The best advice one can give is to ask! Ask your teacher and your art friends. If you find a way that works for you then stick with it. Just remember, your brushes are an investment and worth taking care of.


  1. Hal Bohner

    Thanks for your information. Regarding oil brushes, you wrote on 10.4.2017: “Natural hair brushes can enjoy a treat of conditioner from time to time . . .” I’m not sure what “conditioner” is. Please advise.


    • Symi Jackson

      Thanks for your message. You can use any type of conditioner really, best would be baby conditioner.

  2. Pieter van Bernebeek

    Tomorrow my new brushes will be delivered. Should I clean them before starting painting (dust, glue?)

  3. Maria Volborth

    For my oil painting brushes I use an oil based natural soap ( mine made with olive oil) and it cleans and conditions at the same time. Works for me, no turpentine needed!

  4. Josephine Wilson

    Currently I’m using Michael Harding oils so am interested in any tips regarding my brushes and palette knives.

  5. #7

    I have a set of Rosemary brushes that I plan to use with water soluble oils. How do I clean them.
    Thank you

    • Brad E

      Turpenoid Natural is a great conditioner and breaks down old dry oil paint when u soak the brush overnight. It cleans up perfectly without being sticky.

  6. Karen West

    I just received Jason Morgan Ultimate Set, before I start to paint with them do I need to prep them. They seem rather stiff, thought they may have a sizing in them that needs to be removed.

    • Symi Jackson

      Hi Karen,

      A lot of our brushes go out with a hardening serum on them. You can wash this out with water.

      Kind wishes,

  7. Rector Jeffery D. Sparks

    Take Symi’s advice above.
    There is a most amazing (and simple) technique one can do, one extra step, that will surprise you at the paint still left in your brushes. Acquire a bar of Fels-Naphta (very inexpensive) and hold it in your hand under a gentle stream of water and rub the brush back and forth, working up a lather. The Fels-Naphtha does not have suds, but the lather works its way into the bristles and pushes paint out.

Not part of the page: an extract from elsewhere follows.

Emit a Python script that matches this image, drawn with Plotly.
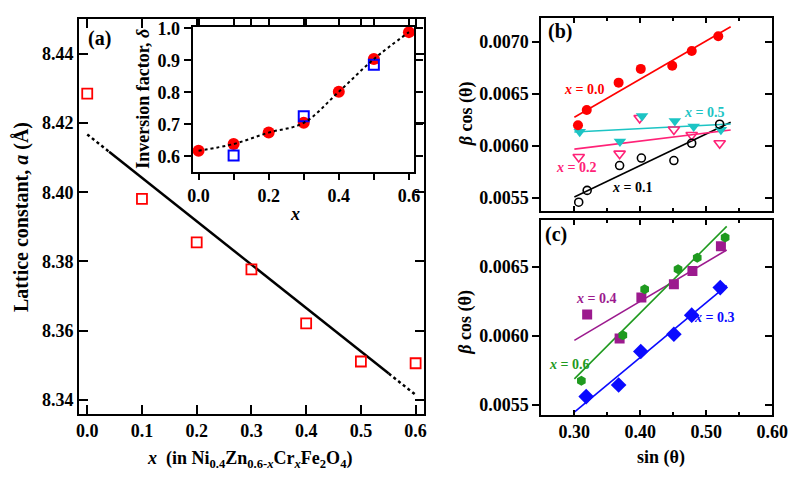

    Then, when you see no more paint, continue to rinse out the Fels-Naptha which quickly dissolves. For conditioning, I use Murphy’s Oil Soap (a second wash) and they are beautiful.

    If you happen to have an Oxford English Dictionary or some theological tome you no longer read, open to the center, tuck the brushes into the crease, shut the book, and by the next day the brushes are dry and like new. Otherwise, Schmid’s idea is great too, but this does allow me a reason to hang on to such thick books in my studio!

    • Symi Jackson

      This is great, Jeffery. Thanks for your extras! Symi

  8. Brad E

    Hopefully people read this. You must try Turpenoid Natural. It is unreal! You can soak brushes with gobs of old, dry oil paint and the next day they are ready to clean and use. If the paint is really old it might take a couple days. Wipe off, then soak, wipe off and soak until the oil paint is broken down.

    Its also a brush conditioner and its just perfect. I was so lost without it. It will save all your dirty brushes from the graveyard. I like to dip the brush in it and leave overnight on the table so its ready the next day. Before i use fairy liquid i try to always run it through Turpenoid first. Its also enviromental friendly which is important to me. I keep using it until its mostly gone. I try not to pour any of it in the garbage. I just keep wiping it off brushes til its gone.

  9. #14

    I have seen people using your brushes with great result and highly recommended. I have couple now and I would like to get couple more.

  10. Jean Laker

    I first started using oils 56 years ago and was taught to wash my brushes thus: wipe the excess paint off, wash in white spirit or turps, rub across apiece of soap (any toilet soap) and rub vigorously on the palm of my hand several times -rinse under warm water. Do this two or three times until the water runs clear. Wipe dry on a paper towel. Some of my brushes are 40 years old.

  11. #16

    You make a great point about wiping brushes on a rag. I never considered how much of proper art comes from the maintenance of the tools. I’ll have to get an art class to help me know how to use the brushes to paint and clean those brushes for later use.